--- START Recorded data ---

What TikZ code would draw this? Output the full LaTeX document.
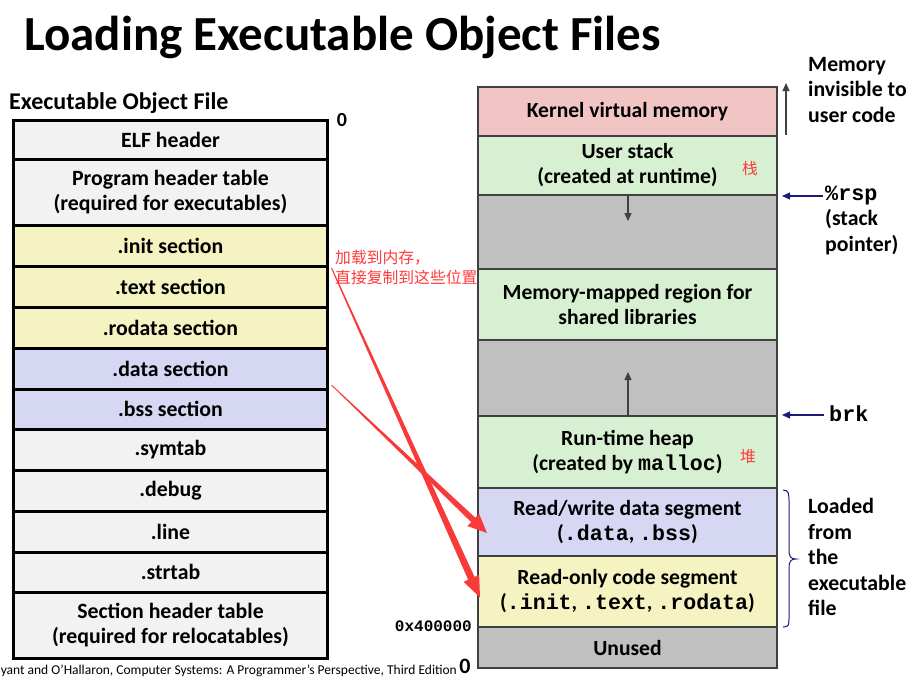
\documentclass[tikz,border=0pt]{standalone}
\usepackage{fontspec}
\setmainfont{Carlito}
\newfontfamily\monof{Liberation Mono}
\newfontfamily\cjkf{Noto Sans CJK SC}
\usetikzlibrary{calc,arrows.meta}
\definecolor{lgray}{HTML}{F2F2F2}
\definecolor{lyel}{HTML}{F5F3C1}
\definecolor{llav}{HTML}{D6D7F3}
\definecolor{rpink}{HTML}{F2C5C5}
\definecolor{rgreen}{HTML}{D7F0D1}
\definecolor{rgray}{HTML}{C0C0C0}
\definecolor{edge}{HTML}{404040}
\definecolor{navy}{HTML}{1C1C78}
\definecolor{redann}{HTML}{FF3B3B}
\definecolor{redarr}{HTML}{F83A3A}
\newcommand\mt[1]{{\monof\bfseries #1}}
\newcommand\taperarrow[5]{% start, tip, start half width, shaft half width, head length
  \coordinate (ta-h) at ($(#2)!#5!(#1)$);
  \fill[redarr] ($(#1)!#3!90:(#2)$) -- ($(ta-h)!#4!90:(#2)$) -- ($(ta-h)!8.5pt!90:(#2)$) -- (#2)
    -- ($(ta-h)!8.5pt!-90:(#2)$) -- ($(ta-h)!#4!-90:(#2)$) -- ($(#1)!#3!-90:(#2)$) -- cycle;
}
\tikzset{
  lbox/.style={draw=black, line width=3pt, minimum width=314pt, anchor=north west,
    outer sep=0pt, inner sep=0pt, align=center,
    font=\fontsize{21.8}{25}\selectfont\bfseries},
  rbox/.style={draw=edge, line width=1.2pt, minimum width=299pt, anchor=north west,
    outer sep=0pt, inner sep=0pt, align=center,
    font=\fontsize{21.6}{25}\selectfont\bfseries},
  lbl/.style={anchor=west, align=left, inner sep=0pt,
    font=\fontsize{21.8}{25.5}\selectfont\bfseries},
  darrow/.style={draw=edge, line width=1.3pt, -{Triangle[length=8pt,width=7pt]}},
  narrow/.style={draw=navy, line width=1.2pt, -{Triangle[length=8pt,width=7pt]}},
  redtxt/.style={text=redann, inner sep=0pt, font=\fontsize{15.8}{20}\selectfont\cjkf}
}
\begin{document}
\begin{tikzpicture}[x=1pt,y=-1pt]
\useasboundingbox (0,0) rectangle (913,677);
\fill[white] (0,0) rectangle (913,677);

% title
\node[anchor=base west, inner sep=0pt, font=\fontsize{49}{56}\selectfont\bfseries] (title) at (24,51) {Loading Executable Object Files};
\node[anchor=base west, inner sep=0pt, font=\fontsize{24}{28}\selectfont\bfseries] (eoftitle) at (9,109) {Executable Object File};

% left column
\node[lbox, fill=lgray, minimum height=39pt] (elf) at (13.5,120) {ELF header};
\node[lbox, fill=lgray, minimum height=66pt] (pht) at (13.5,159) {Program header table\\(required for executables)};
\node[lbox, fill=lyel, minimum height=41pt] (init) at (13.5,225) {.init section};
\node[lbox, fill=lyel, minimum height=41pt] (text) at (13.5,266) {.text section};
\node[lbox, fill=lyel, minimum height=41pt] (rodata) at (13.5,307) {.rodata section};
\node[lbox, fill=llav, minimum height=41pt] (data) at (13.5,348) {.data section};
\node[lbox, fill=llav, minimum height=40pt] (bss) at (13.5,389) {.bss section};
\node[lbox, fill=lgray, minimum height=41pt] (symtab) at (13.5,429) {.symtab};
\node[lbox, fill=lgray, minimum height=41pt] (debug) at (13.5,470) {.debug};
\node[lbox, fill=lgray, minimum height=41pt] (line) at (13.5,511) {.line};
\node[lbox, fill=lgray, minimum height=40pt] (strtab) at (13.5,552) {.strtab};
\node[lbox, fill=lgray, minimum height=66pt] (sht) at (13.5,592) {Section header table\\(required for relocatables)};

\node[inner sep=0pt, font=\fontsize{20}{22}\selectfont\bfseries] (zeroa) at (342,120) {0};

% red annotation text
\node[redtxt, anchor=north west, align=left] (note) at (335,250) {加载到内存，\\直接复制到这些位置};

% right column
\node[rbox, fill=rpink, minimum height=49pt] (kernel) at (478,87) {Kernel virtual memory};
\node[rbox, fill=rgreen, minimum height=59pt] (ustack) at (478,136) {User stack\\(created at runtime)};
\node[rbox, fill=rgray, minimum height=74pt] (gap1) at (478,195) {};
\node[rbox, fill=rgreen, minimum height=71pt] (mmap) at (478,269) {Memory-mapped region for\\shared libraries};
\node[rbox, fill=rgray, minimum height=76pt] (gap2) at (478,340) {};
\node[rbox, fill=rgreen, minimum height=72pt] (heap) at (478,416) {Run-time heap\\(created by \mt{malloc})};
\node[rbox, fill=llav, minimum height=68pt] (rwdata) at (478,488) {Read/write data segment\\(\mt{.data}, \mt{.bss})};
\node[rbox, fill=lyel, minimum height=71pt] (rocode) at (478,556) {Read-only code segment\\(\mt{.init}, \mt{.text}, \mt{.rodata})};
\node[rbox, fill=rgray, minimum height=41pt] (unused) at (478,627) {Unused};

\node[redtxt] (zhan) at (750,168) {栈};
\node[redtxt] (dui) at (748,457) {堆};

\node[anchor=east, inner sep=0pt, font=\fontsize{16}{18}\selectfont\monof\bfseries] (addr) at (472,626) {0x400000};
\node[inner sep=0pt, font=\fontsize{22}{24}\selectfont\bfseries] (zerob) at (465,666) {0};

% inner arrows
\coordinate (ustackend) at ($(ustack.south)+(0.5,26)$);
\draw[darrow] ($(ustack.south)+(0.5,0)$) -- (ustackend);
\coordinate (heapend) at ($(heap.north)+(0.5,-44)$);
\draw[darrow] ($(heap.north)+(0.5,0)$) -- (heapend);

% right labels
\node[lbl] (memlbl) at (808,90) {Memory\\invisible to\\user code};
\coordinate (kbot) at (786,135);
\coordinate (ktop) at (786,83);
\draw[darrow, line width=1.1pt] (kbot) -- (ktop);

\node[lbl] (rsplbl) at (825,220) {\mt{\%rsp}\\(stack\\pointer)};
\coordinate (rspend) at (782,196);
\draw[narrow] (823,196) -- (rspend);

\node[lbl] (brklbl) at (829,414) {\mt{brk}};
\coordinate (brkend) at (782,415);
\draw[narrow] ($(brklbl.west)+(-5,1)$) -- (brkend);

\node[lbl] (loadlbl) at (808,557) {Loaded\\from\\the\\executable\\file};
\draw[navy, line width=1pt] (783,490) .. controls (789,490) and (789,494) .. (789,502)
  -- (789,550) .. controls (789,557) and (791,559) .. (796,559)
  .. controls (791,559) and (789,561) .. (789,568)
  -- (789,617) .. controls (789,625) and (789,627) .. (783,627);

% footer
\node[anchor=base east, inner sep=0pt, font=\fontsize{13.5}{15}\selectfont] (footer) at (457,674) {yant and O’Hallaron, Computer Systems: A Programmer’s Perspective, Third Edition};

% red tapered arrows
\coordinate (a1s) at ($(text.north east)+(4,2)$);
\coordinate (a1t) at ($(rocode.west)+(2,6)$);
\coordinate (a2s) at ($(data.south east)+(4,-4)$);
\coordinate (a2t) at ($(rwdata.west)+(9,11)$);
\taperarrow{a1s}{a1t}{0.5pt}{3.5pt}{21pt}
\taperarrow{a2s}{a2t}{0.4pt}{3pt}{19pt}
\end{tikzpicture}
\end{document}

--- END Recorded data ---

The task
Up to and including the line with "(eoftitle) at (9,109)", copy the data above from its first line. Skip pictures.

Response
What TikZ code would draw this? Output the full LaTeX document.
\documentclass[tikz,border=0pt]{standalone}
\usepackage{fontspec}
\setmainfont{Carlito}
\newfontfamily\monof{Liberation Mono}
\newfontfamily\cjkf{Noto Sans CJK SC}
\usetikzlibrary{calc,arrows.meta}
\definecolor{lgray}{HTML}{F2F2F2}
\definecolor{lyel}{HTML}{F5F3C1}
\definecolor{llav}{HTML}{D6D7F3}
\definecolor{rpink}{HTML}{F2C5C5}
\definecolor{rgreen}{HTML}{D7F0D1}
\definecolor{rgray}{HTML}{C0C0C0}
\definecolor{edge}{HTML}{404040}
\definecolor{navy}{HTML}{1C1C78}
\definecolor{redann}{HTML}{FF3B3B}
\definecolor{redarr}{HTML}{F83A3A}
\newcommand\mt[1]{{\monof\bfseries #1}}
\newcommand\taperarrow[5]{% start, tip, start half width, shaft half width, head length
  \coordinate (ta-h) at ($(#2)!#5!(#1)$);
  \fill[redarr] ($(#1)!#3!90:(#2)$) -- ($(ta-h)!#4!90:(#2)$) -- ($(ta-h)!8.5pt!90:(#2)$) -- (#2)
    -- ($(ta-h)!8.5pt!-90:(#2)$) -- ($(ta-h)!#4!-90:(#2)$) -- ($(#1)!#3!-90:(#2)$) -- cycle;
}
\tikzset{
  lbox/.style={draw=black, line width=3pt, minimum width=314pt, anchor=north west,
    outer sep=0pt, inner sep=0pt, align=center,
    font=\fontsize{21.8}{25}\selectfont\bfseries},
  rbox/.style={draw=edge, line width=1.2pt, minimum width=299pt, anchor=north west,
    outer sep=0pt, inner sep=0pt, align=center,
    font=\fontsize{21.6}{25}\selectfont\bfseries},
  lbl/.style={anchor=west, align=left, inner sep=0pt,
    font=\fontsize{21.8}{25.5}\selectfont\bfseries},
  darrow/.style={draw=edge, line width=1.3pt, -{Triangle[length=8pt,width=7pt]}},
  narrow/.style={draw=navy, line width=1.2pt, -{Triangle[length=8pt,width=7pt]}},
  redtxt/.style={text=redann, inner sep=0pt, font=\fontsize{15.8}{20}\selectfont\cjkf}
}
\begin{document}
\begin{tikzpicture}[x=1pt,y=-1pt]
\useasboundingbox (0,0) rectangle (913,677);
\fill[white] (0,0) rectangle (913,677);

% title
\node[anchor=base west, inner sep=0pt, font=\fontsize{49}{56}\selectfont\bfseries] (title) at (24,51) {Loading Executable Object Files};
\node[anchor=base west, inner sep=0pt, font=\fontsize{24}{28}\selectfont\bfseries] (eoftitle) at (9,109) {Executable Object File};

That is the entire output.